Exercise material

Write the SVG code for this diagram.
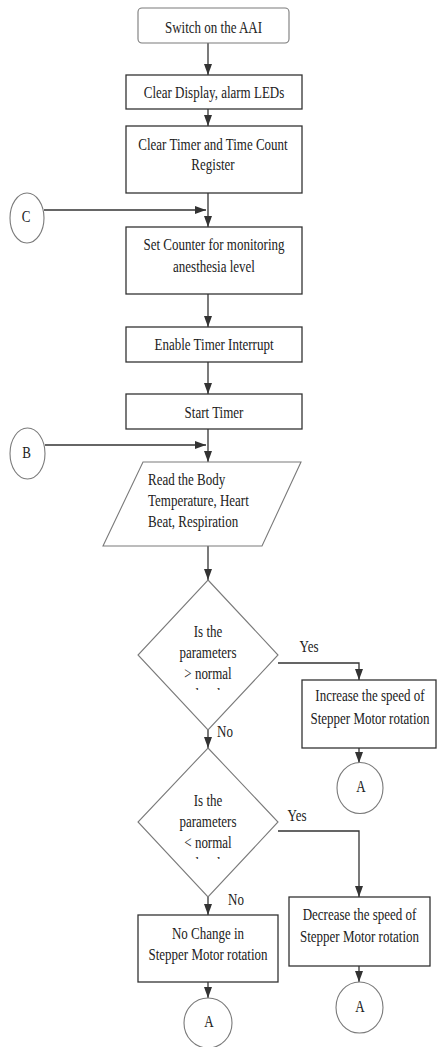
---
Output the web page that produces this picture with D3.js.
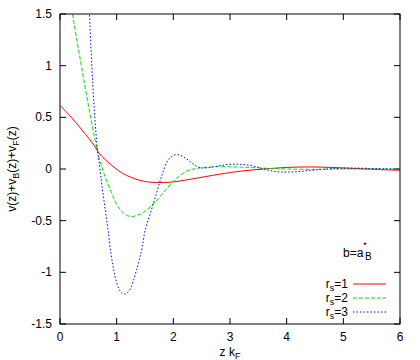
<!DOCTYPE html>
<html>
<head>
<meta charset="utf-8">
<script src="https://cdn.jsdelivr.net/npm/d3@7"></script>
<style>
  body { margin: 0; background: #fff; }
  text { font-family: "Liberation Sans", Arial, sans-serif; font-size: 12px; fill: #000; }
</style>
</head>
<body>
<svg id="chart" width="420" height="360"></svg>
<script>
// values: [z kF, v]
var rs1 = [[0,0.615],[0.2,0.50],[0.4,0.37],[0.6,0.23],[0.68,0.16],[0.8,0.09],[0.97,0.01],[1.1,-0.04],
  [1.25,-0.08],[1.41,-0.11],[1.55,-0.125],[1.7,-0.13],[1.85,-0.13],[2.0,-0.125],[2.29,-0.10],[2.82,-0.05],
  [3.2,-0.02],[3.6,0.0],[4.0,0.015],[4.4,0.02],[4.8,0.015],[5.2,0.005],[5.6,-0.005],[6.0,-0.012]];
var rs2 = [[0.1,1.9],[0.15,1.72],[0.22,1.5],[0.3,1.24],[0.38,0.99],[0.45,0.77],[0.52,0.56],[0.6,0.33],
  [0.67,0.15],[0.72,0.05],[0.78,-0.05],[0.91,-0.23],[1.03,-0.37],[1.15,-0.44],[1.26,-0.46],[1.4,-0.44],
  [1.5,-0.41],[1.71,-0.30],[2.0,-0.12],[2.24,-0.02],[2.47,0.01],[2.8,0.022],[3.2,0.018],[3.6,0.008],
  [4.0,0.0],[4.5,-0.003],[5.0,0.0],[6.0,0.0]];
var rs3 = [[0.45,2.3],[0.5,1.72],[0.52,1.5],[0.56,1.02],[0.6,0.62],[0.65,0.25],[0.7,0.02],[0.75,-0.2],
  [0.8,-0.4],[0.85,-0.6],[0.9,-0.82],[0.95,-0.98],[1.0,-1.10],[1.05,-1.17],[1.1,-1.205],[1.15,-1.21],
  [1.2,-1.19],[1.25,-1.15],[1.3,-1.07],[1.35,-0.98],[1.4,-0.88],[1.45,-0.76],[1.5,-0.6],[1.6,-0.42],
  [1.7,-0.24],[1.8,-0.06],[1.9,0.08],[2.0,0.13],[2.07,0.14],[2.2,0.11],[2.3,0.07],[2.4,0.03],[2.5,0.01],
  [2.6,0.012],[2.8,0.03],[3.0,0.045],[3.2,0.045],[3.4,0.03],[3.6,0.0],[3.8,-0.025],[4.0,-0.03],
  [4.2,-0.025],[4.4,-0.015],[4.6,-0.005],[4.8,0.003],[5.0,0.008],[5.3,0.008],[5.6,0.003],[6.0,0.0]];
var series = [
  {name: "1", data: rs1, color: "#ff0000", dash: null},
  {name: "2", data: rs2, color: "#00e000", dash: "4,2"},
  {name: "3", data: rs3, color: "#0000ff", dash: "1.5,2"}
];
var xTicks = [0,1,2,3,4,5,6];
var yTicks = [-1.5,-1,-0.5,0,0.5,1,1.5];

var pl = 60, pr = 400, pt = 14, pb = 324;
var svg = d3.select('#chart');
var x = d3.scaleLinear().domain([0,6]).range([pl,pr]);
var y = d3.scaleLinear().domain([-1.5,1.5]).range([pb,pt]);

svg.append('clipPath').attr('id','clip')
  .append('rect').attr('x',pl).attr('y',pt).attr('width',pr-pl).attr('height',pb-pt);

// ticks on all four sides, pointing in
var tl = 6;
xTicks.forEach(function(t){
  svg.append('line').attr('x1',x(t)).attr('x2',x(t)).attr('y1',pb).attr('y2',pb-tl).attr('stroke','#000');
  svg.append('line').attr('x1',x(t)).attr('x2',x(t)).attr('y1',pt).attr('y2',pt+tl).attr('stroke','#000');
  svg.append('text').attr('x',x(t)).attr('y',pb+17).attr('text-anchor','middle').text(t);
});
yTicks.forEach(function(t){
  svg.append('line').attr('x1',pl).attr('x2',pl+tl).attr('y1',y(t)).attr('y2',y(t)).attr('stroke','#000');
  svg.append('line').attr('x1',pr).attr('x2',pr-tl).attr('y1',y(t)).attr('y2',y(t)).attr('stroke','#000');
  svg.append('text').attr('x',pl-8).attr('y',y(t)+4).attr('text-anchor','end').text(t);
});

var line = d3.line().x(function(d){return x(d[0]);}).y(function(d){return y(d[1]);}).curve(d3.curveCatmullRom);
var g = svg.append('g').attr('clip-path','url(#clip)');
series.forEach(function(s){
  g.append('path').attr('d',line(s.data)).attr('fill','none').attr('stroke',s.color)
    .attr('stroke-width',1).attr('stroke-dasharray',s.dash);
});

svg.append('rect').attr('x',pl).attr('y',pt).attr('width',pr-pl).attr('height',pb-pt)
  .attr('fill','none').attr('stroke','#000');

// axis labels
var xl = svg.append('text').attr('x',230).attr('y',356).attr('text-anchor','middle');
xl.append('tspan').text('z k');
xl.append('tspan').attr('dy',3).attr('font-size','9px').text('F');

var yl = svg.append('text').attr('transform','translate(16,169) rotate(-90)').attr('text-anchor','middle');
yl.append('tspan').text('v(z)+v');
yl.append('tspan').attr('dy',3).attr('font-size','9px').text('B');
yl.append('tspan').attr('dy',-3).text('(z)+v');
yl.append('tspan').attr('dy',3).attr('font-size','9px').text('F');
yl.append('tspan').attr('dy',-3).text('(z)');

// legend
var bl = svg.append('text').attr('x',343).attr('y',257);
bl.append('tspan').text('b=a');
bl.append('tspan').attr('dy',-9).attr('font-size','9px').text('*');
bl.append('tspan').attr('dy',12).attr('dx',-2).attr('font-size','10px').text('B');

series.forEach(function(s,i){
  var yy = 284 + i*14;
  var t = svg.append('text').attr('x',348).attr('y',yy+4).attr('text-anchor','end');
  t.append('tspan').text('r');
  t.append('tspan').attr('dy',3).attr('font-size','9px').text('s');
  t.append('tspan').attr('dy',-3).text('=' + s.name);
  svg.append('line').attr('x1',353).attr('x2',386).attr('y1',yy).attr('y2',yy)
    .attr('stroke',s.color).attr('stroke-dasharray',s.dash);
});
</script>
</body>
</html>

Set problem
Extract every line containing the string "picture" from the data above.

Exercise solution
Output the web page that produces this picture with D3.js.

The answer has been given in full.